■ DATASET CONTENT:
########################################
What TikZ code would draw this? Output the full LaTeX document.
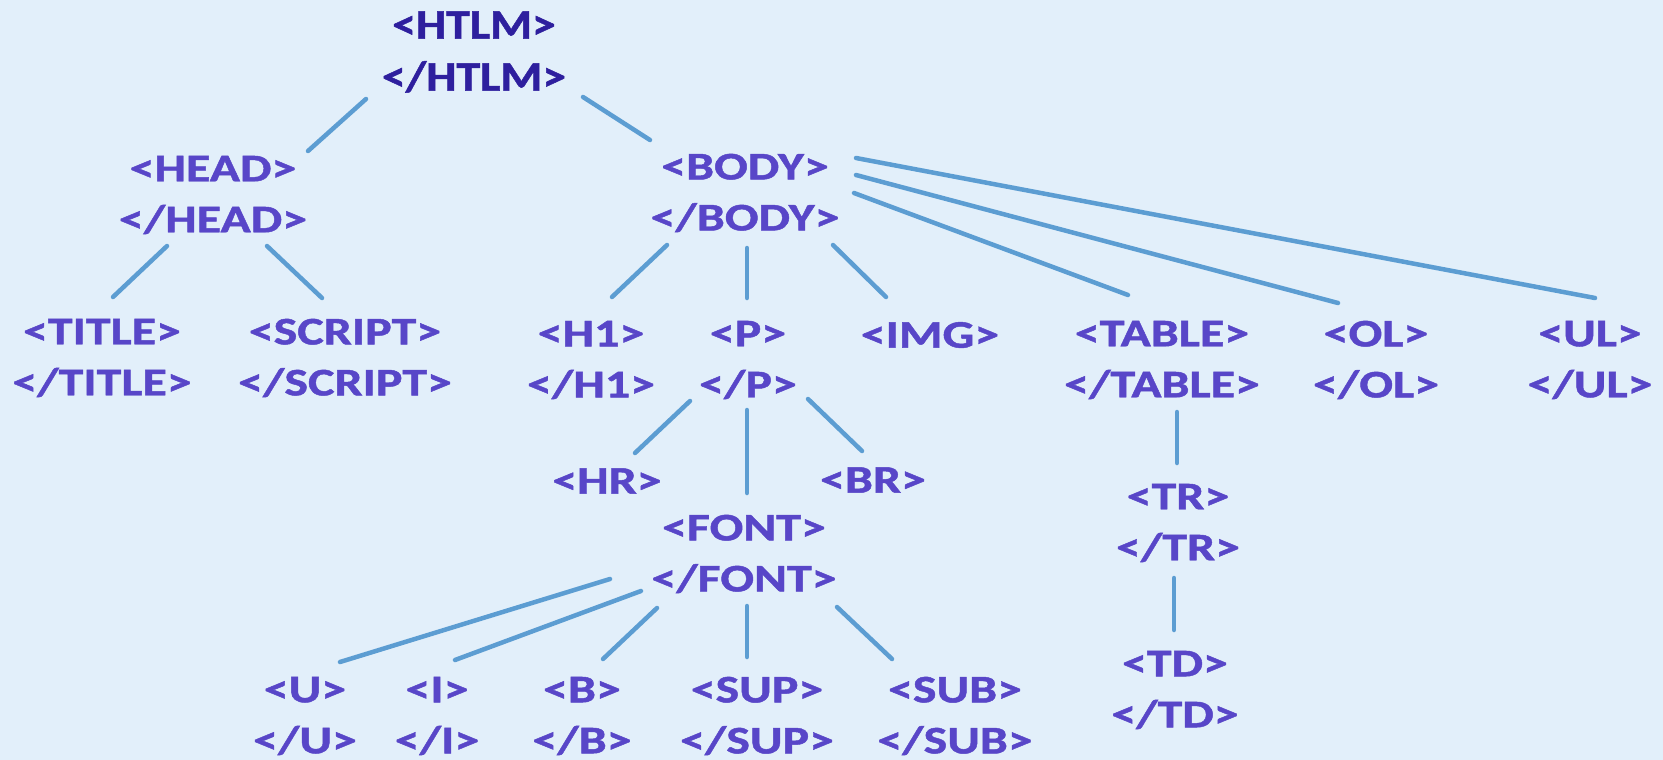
\documentclass[tikz,border=0pt]{standalone}
\usepackage{fontspec}
\setmainfont{Carlito}[BoldFeatures={FakeStretch=1.28,FakeBold=1.2}]
\newfontfamily\rootfont{Carlito}[BoldFeatures={FakeStretch=1.14,FakeBold=1.2}]
\definecolor{bgc}{HTML}{E2EFFA}
\definecolor{tagc}{HTML}{5846C8}
\definecolor{rootc}{HTML}{2E1F9E}
\definecolor{linkc}{HTML}{5C9DD2}
\begin{document}
\begin{tikzpicture}[x=1pt,y=-1pt,
  tag/.style={text=tagc,font=\fontsize{39}{51}\selectfont\bfseries,align=center,inner sep=0pt},
  roottag/.style={tag,text=rootc,font=\rootfont\fontsize{42}{52}\selectfont\bfseries},
  link/.style={draw=linkc,line width=4.5pt,line cap=round}]
\fill[bgc] (0,0) rectangle (1663,760);
\useasboundingbox (0,0) rectangle (1663,760);
% nodes
\node[roottag] (htlm) at (474,52) {<HTLM>\\</HTLM>};
\node[tag] (head) at (213,195) {<HEAD>\\</HEAD>};
\node[tag] (body) at (745,193) {<BODY>\\</BODY>};
\node[tag] (title) at (102,358) {<TITLE>\\</TITLE>};
\node[tag] (script) at (345,358) {<SCRIPT>\\</SCRIPT>};
\node[tag] (h1) at (591,360) {<H1>\\</H1>};
\node[tag] (p) at (748,360) {<P>\\</P>};
\node[tag] (img) at (930,335) {<IMG>};
\node[tag] (table) at (1162,360) {<TABLE>\\</TABLE>};
\node[tag] (ol) at (1376,360) {<OL>\\</OL>};
\node[tag] (ul) at (1590,360) {<UL>\\</UL>};
\node[tag] (hr) at (607,481) {<HR>};
\node[tag] (br) at (873,480) {<BR>};
\node[tag] (font) at (744,554) {<FONT>\\</FONT>};
\node[tag] (tr) at (1178,523) {<TR>\\</TR>};
\node[tag] (td) at (1175,690) {<TD>\\</TD>};
\node[tag] (u) at (305,716) {<U>\\</U>};
\node[tag] (i) at (437,716) {<I>\\</I>};
\node[tag] (b) at (582,716) {<B>\\</B>};
\node[tag] (sup) at (757,716) {<SUP>\\</SUP>};
\node[tag] (sub) at (955,716) {<SUB>\\</SUB>};
% connectors
\draw[link] ([shift={(-108,47)}]htlm.center) -- ([shift={(95,-44)}]head.center);
\draw[link] ([shift={(109,45)}]htlm.center) -- ([shift={(-95,-53)}]body.center);
\draw[link] ([shift={(-46,51)}]head.center) -- ([shift={(11,-61)}]title.center);
\draw[link] ([shift={(54,51)}]head.center) -- ([shift={(-23,-60)}]script.center);
\draw[link] ([shift={(-78,52)}]body.center) -- ([shift={(21,-63)}]h1.center);
\draw[link] ([shift={(2,55)}]body.center) -- ([shift={(-1,-62)}]p.center);
\draw[link] ([shift={(88,52)}]body.center) -- ([shift={(-44,-38)}]img.center);
\draw[link] ([shift={(109,0)}]body.center) -- ([shift={(-34,-65)}]table.center);
\draw[link] ([shift={(111,-18)}]body.center) -- ([shift={(-38,-57)}]ol.center);
\draw[link] ([shift={(111,-35)}]body.center) -- ([shift={(5,-62)}]ul.center);
\draw[link] ([shift={(-58,41)}]p.center) -- ([shift={(28,-28)}]hr.center);
\draw[link] ([shift={(-1,50)}]p.center) -- ([shift={(3,-61)}]font.center);
\draw[link] ([shift={(60,39)}]p.center) -- ([shift={(-11,-29)}]br.center);
\draw[link] ([shift={(-134,25)}]font.center) -- ([shift={(35,-54)}]u.center);
\draw[link] ([shift={(-103,37)}]font.center) -- ([shift={(18,-56)}]i.center);
\draw[link] ([shift={(-87,54)}]font.center) -- ([shift={(21,-57)}]b.center);
\draw[link] ([shift={(3,52)}]font.center) -- ([shift={(-10,-59)}]sup.center);
\draw[link] ([shift={(93,53)}]font.center) -- ([shift={(-63,-57)}]sub.center);
\draw[link] ([shift={(15,52)}]table.center) -- ([shift={(-1,-60)}]tr.center);
\draw[link] ([shift={(-4,55)}]tr.center) -- ([shift={(-1,-60)}]td.center);
\end{tikzpicture}
\end{document}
########################################
■ WHAT TO PRODUCE: Copy the whole listing above word for word but do not carry over the pictures.

■ COMPLETED EXERCISE:
What TikZ code would draw this? Output the full LaTeX document.
\documentclass[tikz,border=0pt]{standalone}
\usepackage{fontspec}
\setmainfont{Carlito}[BoldFeatures={FakeStretch=1.28,FakeBold=1.2}]
\newfontfamily\rootfont{Carlito}[BoldFeatures={FakeStretch=1.14,FakeBold=1.2}]
\definecolor{bgc}{HTML}{E2EFFA}
\definecolor{tagc}{HTML}{5846C8}
\definecolor{rootc}{HTML}{2E1F9E}
\definecolor{linkc}{HTML}{5C9DD2}
\begin{document}
\begin{tikzpicture}[x=1pt,y=-1pt,
  tag/.style={text=tagc,font=\fontsize{39}{51}\selectfont\bfseries,align=center,inner sep=0pt},
  roottag/.style={tag,text=rootc,font=\rootfont\fontsize{42}{52}\selectfont\bfseries},
  link/.style={draw=linkc,line width=4.5pt,line cap=round}]
\fill[bgc] (0,0) rectangle (1663,760);
\useasboundingbox (0,0) rectangle (1663,760);
% nodes
\node[roottag] (htlm) at (474,52) {<HTLM>\\</HTLM>};
\node[tag] (head) at (213,195) {<HEAD>\\</HEAD>};
\node[tag] (body) at (745,193) {<BODY>\\</BODY>};
\node[tag] (title) at (102,358) {<TITLE>\\</TITLE>};
\node[tag] (script) at (345,358) {<SCRIPT>\\</SCRIPT>};
\node[tag] (h1) at (591,360) {<H1>\\</H1>};
\node[tag] (p) at (748,360) {<P>\\</P>};
\node[tag] (img) at (930,335) {<IMG>};
\node[tag] (table) at (1162,360) {<TABLE>\\</TABLE>};
\node[tag] (ol) at (1376,360) {<OL>\\</OL>};
\node[tag] (ul) at (1590,360) {<UL>\\</UL>};
\node[tag] (hr) at (607,481) {<HR>};
\node[tag] (br) at (873,480) {<BR>};
\node[tag] (font) at (744,554) {<FONT>\\</FONT>};
\node[tag] (tr) at (1178,523) {<TR>\\</TR>};
\node[tag] (td) at (1175,690) {<TD>\\</TD>};
\node[tag] (u) at (305,716) {<U>\\</U>};
\node[tag] (i) at (437,716) {<I>\\</I>};
\node[tag] (b) at (582,716) {<B>\\</B>};
\node[tag] (sup) at (757,716) {<SUP>\\</SUP>};
\node[tag] (sub) at (955,716) {<SUB>\\</SUB>};
% connectors
\draw[link] ([shift={(-108,47)}]htlm.center) -- ([shift={(95,-44)}]head.center);
\draw[link] ([shift={(109,45)}]htlm.center) -- ([shift={(-95,-53)}]body.center);
\draw[link] ([shift={(-46,51)}]head.center) -- ([shift={(11,-61)}]title.center);
\draw[link] ([shift={(54,51)}]head.center) -- ([shift={(-23,-60)}]script.center);
\draw[link] ([shift={(-78,52)}]body.center) -- ([shift={(21,-63)}]h1.center);
\draw[link] ([shift={(2,55)}]body.center) -- ([shift={(-1,-62)}]p.center);
\draw[link] ([shift={(88,52)}]body.center) -- ([shift={(-44,-38)}]img.center);
\draw[link] ([shift={(109,0)}]body.center) -- ([shift={(-34,-65)}]table.center);
\draw[link] ([shift={(111,-18)}]body.center) -- ([shift={(-38,-57)}]ol.center);
\draw[link] ([shift={(111,-35)}]body.center) -- ([shift={(5,-62)}]ul.center);
\draw[link] ([shift={(-58,41)}]p.center) -- ([shift={(28,-28)}]hr.center);
\draw[link] ([shift={(-1,50)}]p.center) -- ([shift={(3,-61)}]font.center);
\draw[link] ([shift={(60,39)}]p.center) -- ([shift={(-11,-29)}]br.center);
\draw[link] ([shift={(-134,25)}]font.center) -- ([shift={(35,-54)}]u.center);
\draw[link] ([shift={(-103,37)}]font.center) -- ([shift={(18,-56)}]i.center);
\draw[link] ([shift={(-87,54)}]font.center) -- ([shift={(21,-57)}]b.center);
\draw[link] ([shift={(3,52)}]font.center) -- ([shift={(-10,-59)}]sup.center);
\draw[link] ([shift={(93,53)}]font.center) -- ([shift={(-63,-57)}]sub.center);
\draw[link] ([shift={(15,52)}]table.center) -- ([shift={(-1,-60)}]tr.center);
\draw[link] ([shift={(-4,55)}]tr.center) -- ([shift={(-1,-60)}]td.center);
\end{tikzpicture}
\end{document}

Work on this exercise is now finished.